Your optional-trust model is effectively what we have now, with bitcoin + exchanges. You can opt to trust an exchange, and yes, that does reduce load on the network, however the network is still wildly inefficient because it needs to also support the use case of zero-trust transactions. Traditional banking is an exchanges-mandatory system, which is why it's so much more efficient.

NOTE: This is not an equivocation of the wild-west unregulated crazy-town exchanges of the crypto space and real banks, just the roles they play in their respective systems.

I don’t see how it is comparable to preexisting conditions. Two people using one payment system does not prevent two other people from using some other payment system.

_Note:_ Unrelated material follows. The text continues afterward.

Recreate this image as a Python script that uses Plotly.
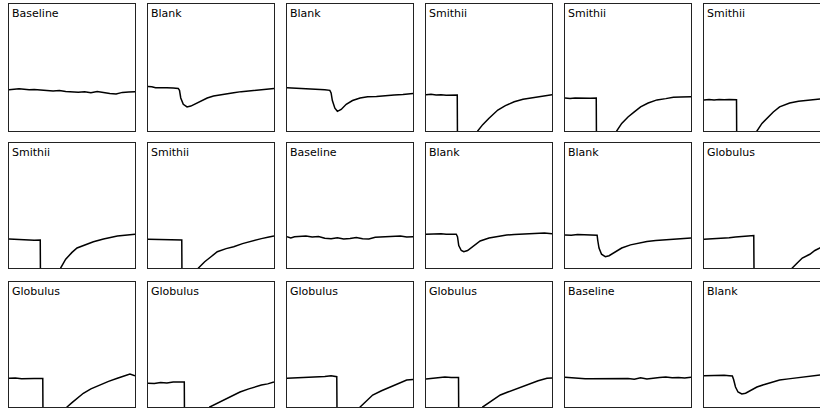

We already have limited options with different features regarding fraud/chargebacks, like paying for something with cash versus with a credit card. Clearly both cash and credit cards can exist together.

I was attempting to make the analogy that a system designed to support both untrusted peer to peer payments and exchanges must support the lowest common denominator, the peer to peer untrusted payment which forces huge inefficiency into the system.

Similarly a health care system designed to support people with and without preexisting conditions must be designed to support the lowest common denominator, those without cover, which forces huge inefficiency into the system.

Maybe a poor analogy.

Cash and credit aren’t really analogous to exchange and peer-to-peer as in crypto the former is built on top of the latter. Credit isn’t built on top of cash in the same way, as a trusted intermediary abstracts the two concepts. To some extent they’re both eventually built on top of ACH.

>>"Forcing" a trusted party into the exchange is the optimization, and it only works because everyone does it.

The point you're skipping over is that there are network effects in the role of trusted third party, leading to monopolies/oligopolies, which can extract artificially high fees.

This is where distributed consensus has an advantage: it can provide the same and even stronger guarantees on the integrity of records, while preventing any third party from using their monopolistic position to extract high fees.